In the course of its submissions, Vodafone NL did point out on the absurdity of the views of the revenue authorities. To illustrate — would purchase of 1,000 shares of XYZ Inc, a multinational company, with global operations, on the New York Stock Exchange be tantamount to transfer of assets (underlying value) of the Indian subsidiary?

The high court appears to have been guided by cumulative appreciation of the facts of the case viz that, in the facts on hand, there was acquisition of a business presence. But, even assuming that what was transferred was “controlling interest”, the term does not find any reference in tax law pertaining to capital gains and is not an asset separate from shares.

In the absence of a specific provision in the Indian law, taxation in respect of such a transaction should ordinarily not arise in India, when shares of a foreign company are transferred between two non-residents, merely because on such transfer there is an indirect shareholding in an Indian business entity.

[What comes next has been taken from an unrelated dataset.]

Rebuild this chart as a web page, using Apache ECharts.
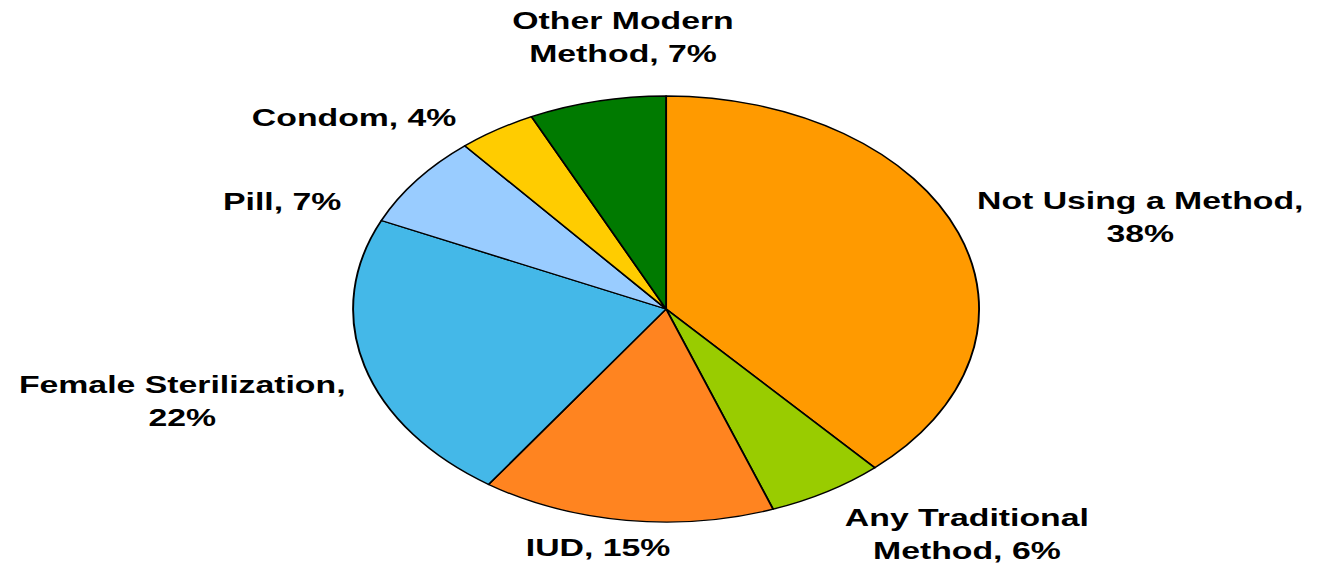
<!DOCTYPE html>
<html>
<head>
<meta charset="utf-8">
<script src="https://cdn.jsdelivr.net/npm/echarts@6/dist/echarts.min.js"></script>
<style>
  html, body { margin: 0; padding: 0; background: #ffffff; overflow: hidden; }
  #wrap { width: 1318px; height: 564px; overflow: hidden; position: relative; }
  #chart { width: 897px; height: 564px; transform: scaleX(1.4694); transform-origin: 0 0; }
</style>
</head>
<body>
<div id="wrap"><div id="chart"></div></div>
<script>
// Data (clockwise from 12 o'clock)
const categories = [
  'Not Using a Method',
  'Any Traditional\nMethod',
  'IUD',
  'Female Sterilization',
  'Pill',
  'Condom',
  'Other Modern\nMethod'
];
const values = [38, 6, 15, 22, 7, 4, 7];
// whether the percentage goes on its own line
const breakBeforeValue = [true, false, false, true, false, false, false];

// Styling / layout (kept separate from data)
const colors = ['#FF9A00', '#99CC00', '#FF8420', '#44B8E8', '#99CCFF', '#FFCC00', '#007A00'];
// label anchor points in the (unscaled) chart coordinate system
const labelAnchors = [
  [776, 218], [658, 535], [407, 548], [124, 402], [192, 202], [241, 118], [424, 38]
];

const chart = echarts.init(document.getElementById('chart'), null, { renderer: 'svg' });
chart.setOption({
  backgroundColor: '#ffffff',
  animation: false,
  series: [{
    type: 'pie',
    center: [453.3, 309],
    radius: 213,
    startAngle: 90,
    clockwise: true,
    avoidLabelOverlap: false,
    itemStyle: { borderColor: '#000000', borderWidth: 1.3 },
    label: {
      show: true,
      position: 'outside',
      color: '#000000',
      fontFamily: 'Liberation Sans, Arial, sans-serif',
      fontWeight: 'bold',
      fontSize: 23,
      lineHeight: 33,
      align: 'center',
      formatter: function (p) {
        const sep = breakBeforeValue[p.dataIndex] ? ',\n' : ', ';
        return p.name + sep + p.value + '%';
      }
    },
    labelLine: { show: false },
    labelLayout: function (p) {
      const a = labelAnchors[p.dataIndex];
      return { x: a[0], y: a[1], align: 'center', verticalAlign: 'middle' };
    },
    emphasis: { disabled: true },
    data: categories.map(function (c, i) {
      return { name: c, value: values[i], itemStyle: { color: colors[i] } };
    })
  }]
});
</script>
</body>
</html>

It should be noted that, even today, transfer of shares in an Indian company by a Mauritius company — which submits tax residency certificate — does enjoy exemption from capital gains in India, as in this case the treaty provides that the taxing rights of the capital gains vest with the country of residence and not the source country (where capital gains arise).

The SC, in Azadi Bachao Andolan case (263 ITR 706), has held that an Act, which is otherwise valid in law, cannot be treated as non est (non-tenable) on the basis of the underlying motive.

While the high court has not given any definite conclusion, it has made observations that may be followed by the revenue authorities in assessing similar transactions. Such actions, if any, could spell uncertainty for and cause anxiety in respect of all genuine international takeovers merely because there may be a change in controlling or business interest in the underlying Indian subsidiary.